By Leah Wankum, The Shawnee Mission Post

Merriam took its first official step last night to create a nondiscrimination ordinance that would offer legal protections for LGBTQ+ residents and employees. As was seen in Mission just a few weeks ago and in Prairie Village last week, several residents came to show their support for the nondiscrimination ordinance.

The council directed staff in a 7-0 vote to draft a new ordinance to make it illegal to discriminate against LGBTQ+ individuals in matters related to housing, employment and public accommodation. Councilmember Al Frisby, who introduced the ordinance in council, said he had been working on the policy for the past three years.

Councilmember Robert Weems was absent for the vote.

Before taking the vote, the council heard supportive remarks from multiple Merriam residents, representatives from the American Civil Liberties Union and Equality Kansas. Additionally, residents and elected officials from neighboring cities and faith leaders voiced their support for the measure.

“We have seen recently the state of Kansas take a hard line position that they are not supporting all of the citizenry,” said Brian Shapley, a Merriam resident and board member of Equality Kansas. “There is nobody in this room, there is no member of any of the organizations that are being represented tonight, that are asking for special rights.”

Rev. Rose Schwab, senior minister of Shawnee Mission Unitarian Universalist Church, gave her testimony from a faith perspective, while others, including a current city councilman in Prairie Village and a former city official from Roeland Park, testified from a civic perspective.

“We have the choice: Are we going to be passive and wait for the folks in D.C. and the folks in Topeka to be constructive and to cover our citizens and to cover the gap for us?” said Tucker Poling, a Prairie Village councilman who also recently introduced a nondiscrimination ordinance. “This problem is going to be solved from the bottom up, not from the top down.”

Poling told Merriam councilmembers that they “don’t have to reinvent the wheel” by drafting this ordinance, but to see what’s working in other cities. Furthermore, the ordinance has not been an expensive cost to “a wide range of” cities that have already adopted it.

After all these statements, Frisby appealed to his fellow councilmembers in support for the ordinance, both on legal and humanitarian grounds. He admitted that, in his youth, he had once joined his peers to “go beat up some queers” at Liberty Memorial.

“I’m ashamed to say I got in the car, but fortunately that night, found no citizens at the memorial,” Frisby said. “I’m ashamed of our state; Kansas municipalities as local government now hold the responsibility to take up the mantle of protecting the LGBTQ communities to fill in the gap — and we’ve heard that over and over: ‘fill in the gap’ left behind to state and federal folks across our nation.”

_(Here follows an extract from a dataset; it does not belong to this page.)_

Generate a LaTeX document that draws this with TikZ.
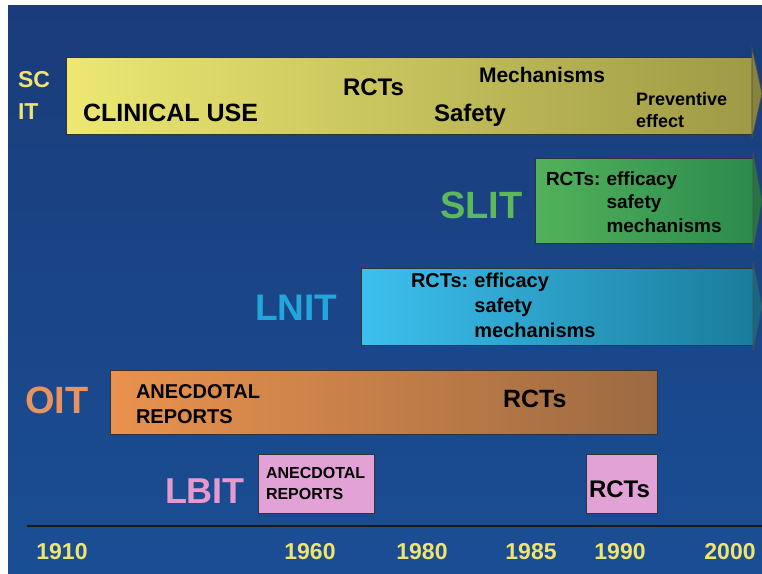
\documentclass[tikz,border=0pt]{standalone}
\usepackage{fontspec}
\setmainfont{Liberation Sans}
\usetikzlibrary{positioning, calc}

\definecolor{bgtop}{HTML}{1A3C7A}
\definecolor{bgmid}{HTML}{155AAA}
\definecolor{bgbot}{HTML}{1A4E94}
\definecolor{scitL}{HTML}{ECE872}
\definecolor{scitR}{HTML}{9E9A46}
\definecolor{slitL}{HTML}{52B25A}
\definecolor{slitR}{HTML}{2C8A4E}
\definecolor{lnitL}{HTML}{3CC0EE}
\definecolor{lnitR}{HTML}{1A7C9C}
\definecolor{oitL}{HTML}{EA924E}
\definecolor{oitR}{HTML}{9C6A42}
\definecolor{lbitbox}{HTML}{E2A2D6}
\definecolor{yeartxt}{HTML}{F0E46E}
\definecolor{slittxt}{HTML}{5CB85A}
\definecolor{lnittxt}{HTML}{22A6DC}
\definecolor{oittxt}{HTML}{EA9260}
\definecolor{lbittxt}{HTML}{E49ACC}

\newcommand{\fsz}[2]{\fontsize{#1}{#2}\selectfont}

\tikzset{
  bar/.style={draw=black!80, line width=0.8pt, anchor=north west},
  tip/.style={draw=black!70, line width=0.6pt},
  txt/.style={anchor=base west, text=black, font=\bfseries},
  axisline/.style={draw=black!90, line width=1.6pt}
}

\begin{document}
\begin{tikzpicture}[x=1pt,y=-1pt,every node/.style={inner sep=0,outer sep=0}]
  \useasboundingbox (0,0) rectangle (762,573);
  \fill[white] (0,0) rectangle (762,573);
  \shade[top color=bgtop, middle color=bgmid, bottom color=bgbot] (8,5) rectangle (762,573);

  % bars
  \node(scit)[bar, minimum width=686pt, minimum height=77pt,
    left color=scitL, right color=scitR] at (66,57) {};
  \node(slit)[bar, minimum width=218pt, minimum height=85pt,
    left color=slitL, right color=slitR] at (535,158) {};
  \node(lnit)[bar, minimum width=392pt, minimum height=77pt,
    left color=lnitL, right color=lnitR] at (361,268) {};
  \node(oit)[bar, minimum width=547pt, minimum height=64pt,
    left color=oitL, right color=oitR] at (110,370) {};
  \node(lbitA)[bar, minimum width=116pt, minimum height=59pt, fill=lbitbox] at (258,454) {};
  \node(lbitB)[bar, minimum width=71pt, minimum height=59pt, fill=lbitbox] at (586,454) {};

  \filldraw[tip, fill=scitR!85!black] ($(scit.north east)+(0,-9)$) -- ($(scit.east)+(10,-2)$)
    -- ($(scit.south east)+(0,4)$) -- cycle;
  \filldraw[tip, fill=slitR!85!black] ($(slit.north east)+(0,-5)$) -- ($(slit.east)+(9,0)$)
    -- ($(slit.south east)+(0,7)$) -- cycle;
  \filldraw[tip, fill=lnitR!85!black] ($(lnit.north east)+(0,-6)$) -- ($(lnit.east)+(9,0)$)
    -- ($(lnit.south east)+(0,6)$) -- cycle;

  % SCIT
  \node(sc)[txt, text=yeartxt, font=\bfseries\fsz{23}{32}] at (18,87) {SC};
  \node(it)[txt, text=yeartxt, font=\bfseries\fsz{23}{32}] at (18,119) {IT};
  \node(clin)[txt, font=\bfseries\fsz{25}{30}] at (83,121) {CLINICAL USE};
  \node(scrct)[txt, font=\bfseries\fsz{24}{30}] at (343,95) {RCTs};
  \node(mech)[txt, font=\bfseries\fsz{21}{26}] at (479,82) {Mechanisms};
  \node(safe)[txt, font=\bfseries\fsz{24}{30}] at (434,121) {Safety};
  \node(prev)[txt, font=\bfseries\fsz{18}{22}] at (636,105) {Preventive\strut};
  \node(eff)[font=\bfseries\fsz{18}{22}, below right=0mm of prev.south west] {effect\strut};

  % SLIT
  \node(slitlbl)[txt, text=slittxt, font=\bfseries\fsz{38}{44}] at (440,218) {SLIT};
  \node(slitrct)[txt, font=\bfseries\fsz{19}{23.5}] at (546,185) {RCTs:\strut};
  \node(slitef)[font=\bfseries\fsz{19}{23.5}, right=6pt of slitrct] {efficacy\strut};
  \node(slitsaf)[font=\bfseries\fsz{19}{23.5}, below right=0mm of slitef.south west] {safety\strut};
  \node(slitmech)[font=\bfseries\fsz{19}{23.5}, below right=0mm of slitsaf.south west] {mechanisms\strut};

  % LNIT
  \node(lnitlbl)[txt, text=lnittxt, font=\bfseries\fsz{37}{44}] at (255,320) {LNIT};
  \node(lnitrct)[txt, font=\bfseries\fsz{20}{25}] at (411,287) {RCTs:\strut};
  \node(lnitef)[font=\bfseries\fsz{20}{25}, right=6pt of lnitrct] {efficacy\strut};
  \node(lnitsaf)[font=\bfseries\fsz{20}{25}, below right=0mm of lnitef.south west] {safety\strut};
  \node(lnitmech)[font=\bfseries\fsz{20}{25}, below right=0mm of lnitsaf.south west] {mechanisms\strut};

  % OIT
  \node(oitlbl)[txt, text=oittxt, font=\bfseries\fsz{38}{44}] at (25,413) {OIT};
  \node(oitanec)[txt, font=\bfseries\fsz{20}{25}] at (136,398) {ANECDOTAL\strut};
  \node(oitrep)[font=\bfseries\fsz{20}{25}, below right=0mm of oitanec.south west] {REPORTS\strut};
  \node(oitrct)[txt, font=\bfseries\fsz{25}{30}] at (503,407) {RCTs};

  % LBIT
  \node(lbitlbl)[txt, text=lbittxt, font=\bfseries\fsz{36}{44}] at (165,503) {LBIT};
  \node(lbitanec)[txt, font=\bfseries\fsz{16}{21}] at (266,478) {ANECDOTAL\strut};
  \node(lbitrep)[font=\bfseries\fsz{16}{21}, below right=0mm of lbitanec.south west] {REPORTS\strut};
  \node(lbitrct)[txt, font=\bfseries\fsz{24}{30}] at (589,497) {RCTs};

  % time axis
  \coordinate(axl) at (27,526);
  \coordinate(axr) at (762,526);
  \draw[axisline] (axl) -- (axr);

  \node(y1910)[anchor=base, text=yeartxt, font=\bfseries\fsz{23}{28}] at (62,559) {1910};
  \node(y1960)[anchor=base, text=yeartxt, font=\bfseries\fsz{23}{28}] at (310,559) {1960};
  \node(y1980)[anchor=base, text=yeartxt, font=\bfseries\fsz{23}{28}] at (422,559) {1980};
  \node(y1985)[anchor=base, text=yeartxt, font=\bfseries\fsz{23}{28}] at (531,559) {1985};
  \node(y1990)[anchor=base, text=yeartxt, font=\bfseries\fsz{23}{28}] at (620,559) {1990};
  \node(y2000)[anchor=base, text=yeartxt, font=\bfseries\fsz{23}{28}] at (730,559) {2000};
\end{tikzpicture}
\end{document}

One Merriam resident spoke against the ordinance: Rose Gerringer, who cited concerns that the ordinance would “jeopardize” parents’ rights to safeguard their child’s sexual education. Gerringer was also concerned with burdened regulations on businesses and nonprofits to conform to the ordinance.

“To codify fluid gender preferences is harmful for our community,” she said. “We should not expose young children to teachings about gender and sexuality that they are too young and ill-equipped to handle…Please consider the burden this ordinance will place on businesses and families in Merriam and refuse to adopt it.”

Of note, Eric Teetsel, the president of the Family Policy Alliance of Kansas, and Sen. Mary Pilcher-Cook, who both spoke against the NDOs being proposed in Mission and Prairie Village, were not present at the Merriam meeting Monday.

Councilmembers who spoke Monday expressed overwhelming support for the ordinance. Scott Diebold added that he wants the ordinance to consider additional language included in Prairie Village’s proposed ordinance that addresses concerns about religious rights.

“I want everybody to know: Hate is not part of what we need to do in this world, we have too much as it is,” Diebold said. “There are people that do have a concern about this; they have rights too. I think those statements need to be a part of what we do. I think it’s something we need to look hard at.”

Poling said the two additions would protect an employer’s right to refuse to hire someone who does not have sufficient quality for a job, and would also exempt religious organizations from following the ordinance.